Defusing Conflict

Student Joshua Hunt Hopes to Increase Cultural Understanding

Joshua Hunt — a veteran of the U.S. Air Force who is majoring in psychology and minoring in military science — knows that with the right education, diverse cultures can come together peacefully.

Hunt plans to graduate in spring 2015, at which time he will receive a commission as a second lieutenant in the U.S. Army. He intends to pursue a master’s degree and doctorate in psychology, and hopes to return to academia one day to teach. Until then, he would like to work with the military on cultural diversity and inclusion. He wants to explore issues within the military and study how military forces interact with cultures abroad.
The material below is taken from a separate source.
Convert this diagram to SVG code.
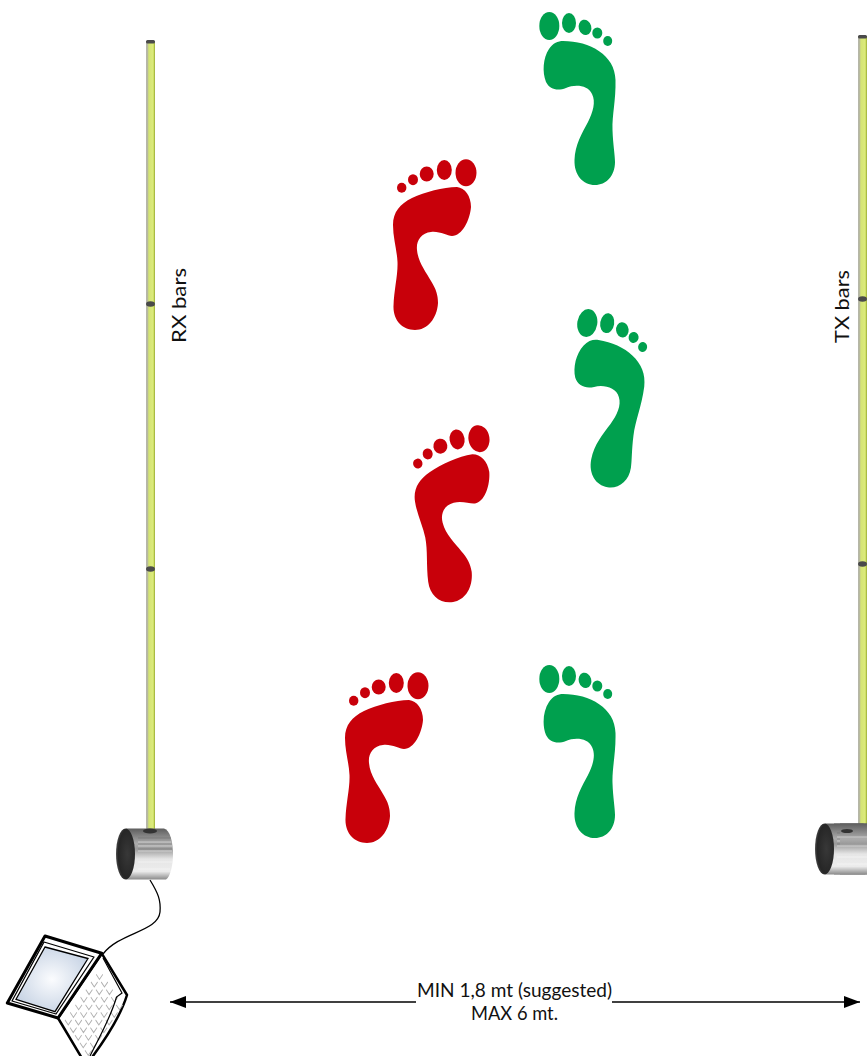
<svg xmlns="http://www.w3.org/2000/svg" width="867" height="1056" viewBox="0 0 867 1056">
<style>
text{font-family:Lato,"Open Sans","Liberation Sans",sans-serif;font-size:19.5px;fill:#111}
.conn{fill:none;stroke:#000;stroke-width:1.3}
.joint{fill:#4a4a4a}
.green{fill:#00a04e}
.red{fill:#c8000a}
.key{fill:none;stroke:#b0b0b0;stroke-width:.11}
.lap{fill:#fff;stroke:#000;stroke-linejoin:round}
.streak{stroke:#fff;stroke-opacity:.45;stroke-width:1;fill:none}
.streakd{stroke:#555;stroke-opacity:.35;stroke-width:1;fill:none}
</style>
<defs>
<linearGradient id="bar" x1="0" x2="1" y1="0" y2="0">
<stop offset="0" stop-color="#b5b5ae"/><stop offset=".22" stop-color="#b8bb98"/><stop offset=".3" stop-color="#d4e473"/><stop offset=".75" stop-color="#dbea7c"/><stop offset=".88" stop-color="#c8da5c"/><stop offset="1" stop-color="#8fa030"/>
</linearGradient>
<linearGradient id="metal" x1="0" x2="0" y1="0" y2="1">
<stop offset="0" stop-color="#5e5e5e"/><stop offset=".12" stop-color="#7d7d7d"/><stop offset=".3" stop-color="#acacac"/><stop offset=".4" stop-color="#9a9a9a"/><stop offset=".6" stop-color="#e6e6e6"/><stop offset=".84" stop-color="#ececec"/><stop offset="1" stop-color="#8a8a8a"/>
</linearGradient>
<radialGradient id="cap" cx=".6" cy=".5" r=".6">
<stop offset="0" stop-color="#383838"/><stop offset=".8" stop-color="#262626"/><stop offset="1" stop-color="#4a4a4a"/>
</radialGradient>
<radialGradient id="screen" cx=".5" cy=".5" r=".6">
<stop offset="0" stop-color="#fbfcfe"/><stop offset="1" stop-color="#c3d0e2"/>
</radialGradient>
<marker id="tip" viewBox="0 0 16 12" refX="16" refY="6" markerWidth="16" markerHeight="12" markerUnits="userSpaceOnUse" orient="auto-start-reverse"><path d="M0 0L16 6L0 12Z" fill="#000"/></marker>
<g id="greenFoot" class="green">
<ellipse cx="549.300" cy="26" rx="10" ry="14"/>
<ellipse cx="569" cy="23" rx="7" ry="10"/>
<ellipse cx="585" cy="27.300" rx="6.300" ry="7.700" transform="rotate(-15 585 27.300)"/>
<ellipse cx="597.300" cy="33" rx="5" ry="5.500"/>
<ellipse cx="607.700" cy="41" rx="4.500" ry="5"/>
<path d="M563 41C590 41 615 55 615.500 80C616 100 612 115 612.500 130C613 145 615 155 615 162C615 176 606 185 595 185C583 185 574 175 574.500 160C575 145 582 133 588 122C593 112 596 102 592 94C588 85 575 84 566 88C558 91 550 90 546 82C542 72 543 58 549 49C553 43 558 41 563 41Z"/>
</g>
<g id="redFoot" class="red">
<ellipse cx="466" cy="172.700" rx="10.500" ry="13.500"/>
<ellipse cx="444.300" cy="170" rx="7.500" ry="10"/>
<ellipse cx="426.700" cy="174" rx="7" ry="7.500"/>
<ellipse cx="413" cy="179.700" rx="5" ry="5.500"/>
<ellipse cx="401.700" cy="187.700" rx="4.700" ry="5"/>
<path d="M457 187C465 188 471 196 471 207C470 220 462 236 452 236C447 236 440 231 431 232C421 233 416 241 417 250C418 262 426 272 431 281C436 289 438 295 438 303C437 319 427 330 415 330C402 330 393 320 393.500 306C394 290 398 275 397.500 262C397 250 393 238 393 225C393 212 400 204 412 198C425 192 443 187 457 187Z"/>
</g>
<g id="drum">
<path d="M126 828.500H164C170 830 173 842 173 854C173 866 170 877 166 879.500H126Z" fill="url(#metal)"/>
<path class="streak" d="M138 842H171M138 846H172M138 851H172M138 862H172M138 869H170"/>
<path class="streakd" d="M138 838H171M138 844H172M138 849H172"/>
<ellipse cx="125.500" cy="854" rx="9.500" ry="25.500" fill="url(#cap)"/>
</g>
<path id="keyrow" class="key" d="M0 0v.65h.65m.35-.65v.65h.65m.35-.65v.65h.65m.35-.65v.65h.65m.35-.65v.65h.65m.35-.65v.65h.65m.35-.65v.65h.65"/>
</defs>

<g id="connectors">
<path class="conn" d="M150 880C158 893 161 900 160 912C158 932 120 932 103 954"/>
<line class="conn" x1="170" y1="1002" x2="416" y2="1002" marker-start="url(#tip)"/>
<line class="conn" x1="612" y1="1002" x2="860" y2="1002" marker-end="url(#tip)"/>
</g>

<g id="rx-bars">
<rect x="146" y="41" width="9" height="792" fill="url(#bar)"/>
<rect x="146" y="40" width="9" height="3.500" rx="1.500" class="joint"/>
<ellipse class="joint" cx="150.500" cy="304" rx="4.500" ry="2.800"/>
<ellipse class="joint" cx="150.500" cy="569" rx="4.500" ry="2.800"/>
</g>
<g id="tx-bars">
<rect x="858" y="36" width="9" height="792" fill="url(#bar)"/>
<rect x="858" y="35" width="9" height="3.500" rx="1.500" class="joint"/>
<ellipse class="joint" cx="862.500" cy="299" rx="4.500" ry="2.800"/>
<ellipse class="joint" cx="862.500" cy="564" rx="4.500" ry="2.800"/>
</g>
<g id="rx-label"><text transform="translate(186 343) rotate(-90)" textLength="75" lengthAdjust="spacingAndGlyphs">RX bars</text></g>
<g id="tx-label"><text transform="translate(849 343) rotate(-90)" textLength="73" lengthAdjust="spacingAndGlyphs">TX bars</text></g>

<g id="rx-drum"><use href="#drum"/><ellipse cx="150" cy="831" rx="7" ry="2.500" fill="#333"/></g>
<g id="tx-drum"><rect x="834" y="823.500" width="33" height="51" fill="url(#metal)"/><use href="#drum" x="699" y="-5"/><rect x="840" y="823.500" width="27" height="51" fill="url(#metal)"/><path class="streak" d="M840 837H867M840 846H867M840 857H867M840 864H867"/><ellipse cx="847" cy="831" rx="6" ry="2" fill="#333"/></g>

<g id="foot-green-1"><use href="#greenFoot"/></g>
<g id="foot-red-1"><use href="#redFoot"/></g>
<g id="foot-green-2"><use href="#greenFoot" transform="translate(38 297) rotate(9 549 26)"/></g>
<g id="foot-red-2"><use href="#redFoot" transform="translate(13 266) rotate(-9 466 173)"/></g>
<g id="foot-red-3"><use href="#redFoot" transform="translate(-48 513)"/></g>
<g id="foot-green-3"><use href="#greenFoot" transform="translate(0 653)"/></g>

<g id="laptop">
<path class="lap" stroke-width="2.500" d="M101.700 953.300L127 995C120 1018 105 1040 90 1060H83L58 1018Z"/>
<g transform="matrix(5.200 -7.600 5 7.600 65 1020)">
<use href="#keyrow"/><use href="#keyrow" y="1"/><use href="#keyrow" y="2"/><use href="#keyrow" y="3"/><use href="#keyrow" y="4"/>
</g>
<path d="M103 958L122 993L116.500 997C111 1017 100 1036 90 1056" style="fill:none;stroke:#000;stroke-width:1.200"/>
<path class="lap" stroke-width="3" d="M45 936L101.700 953.300L58 1018L7.300 1003Z"/>
<path class="lap" stroke-width="1.300" d="M44 942L94 957L56 1014L12 1001Z"/>
<path d="M45 947L88 958.500L55 1011.700L16 999.300Z" fill="url(#screen)" stroke="#000" stroke-width="1.300"/>
</g>

<g id="distance-label">
<text x="417" y="997" textLength="195" lengthAdjust="spacingAndGlyphs">MIN 1,8 mt (suggested)</text>
<text x="471" y="1020" textLength="87" lengthAdjust="spacingAndGlyphs">MAX 6 mt.</text>
</g>
</svg>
As the military becomes more diverse, programs that educate troops on cultural issues and promote understanding are critical, Hunt said. With the introduction of women to the front lines and the increasing lesbian, gay, bisexual and transgender (LGBT) population in the military, such programs will protect individuals within the ranks as well as support troops’ ability to fight effectively.

Hunt also wants to help educate troops about the cultures they are serving. Cultural disconnect has been a major stumbling block in efforts to bring stability to regions in which the U.S. is operating, he said.
Hunt believes that because the U.S. is a global leader, the country has the responsibility to properly educate those sent to represent the U.S. and create a culture of compassion and empathy among troops. This will empower the military to peacefully defuse conflict before it starts.
Hunt said, “Helping our troops understand those they interact with will save lives on both sides, prevent dehumanization and war crimes, improve our image abroad while strengthening alliances, and help sow the seeds of future cooperation and peace.”

On campus, Hunt was involved in the Weber State University Student Association (WSUSA) for three years as assistant director of diversity, executive vice president for the diversity branch and veteran senator. Currently, he is the vice president of WSU’s chapter of the Psi Chi psychology honor society.

Participating in WSUSA broadened his perspective and helped reshape his understanding of the world and the people around him through practical experience, he said. “The wide range of issues that we dealt with truly had an impact on me and have deeply influenced my civilian and military career choices,” Hunt said. “The leadership experience I gained serving the student body, immersing myself in the innermost workings of WSU, was invaluable.”

Hunt was the 2013 Wildcat Achievement Crystal Crest award winner. He served in the Air Force in 2003-09 prior to attending WSU. He has worked for five years in mental health and drug and alcohol treatment, helping people in the rehabilitation process. He taught life skills classes, assisted in event planning and coordinated with other community rehabilitation programs like Alcoholics Anonymous.

Hunt remembers one of his first reading assignments here at WSU: David Foster Wallace’s Kenyon College commencement speech. The novelist’s speech said that the purpose of higher education was to give students the ability to rise above their subjective human experience and empower them to choose how they experience the world around them, instead of just being shaped by it.

“I have thought of this message almost daily throughout my time at WSU,” Hunt said. “I have seen it prove true in powerful ways as I have continuously grown and changed over the last several years through the empowerment of higher education.”

Hunt’s education has led him to his current interest in diversity issues. Though he has a long list of mentors who have inspired him, Adrienne Andrews — WSU assistant to the president for diversity — has been a guiding force for Hunt.

“Despite her incredibly busy schedule, Adrienne has taken the time to personally mentor me,” Hunt said. “She has been a truly inspirational example to me. Whether in terms of academics, career goals or military aspirations, she always has the wisdom and insight that has helped me to grow as a person and continue moving in the right direction.”

As Hunt walks the halls of the Social Science Building, professors stop and ask him about his progress and plans. They know him by name, even though some taught him only during his first-year generals and others never taught him at all.

“From personally investing in Psi Chi and research groups I am a part of to taking personal time to mentor me in academics and career choices, they truly care,” Hunt said. “The faculty and staff have helped me develop my character and skill set over the years, preparing me for any course in life I choose.”

When Hunt isn’t busy serving on or off campus, he likes to hike and read. Bell Canyon in Sandy, Utah, is his favorite trail to hike — it is challenging but offers a reservoir, several waterfalls and great views. His favorite book is The Demon-Haunted World by Carl Sagan.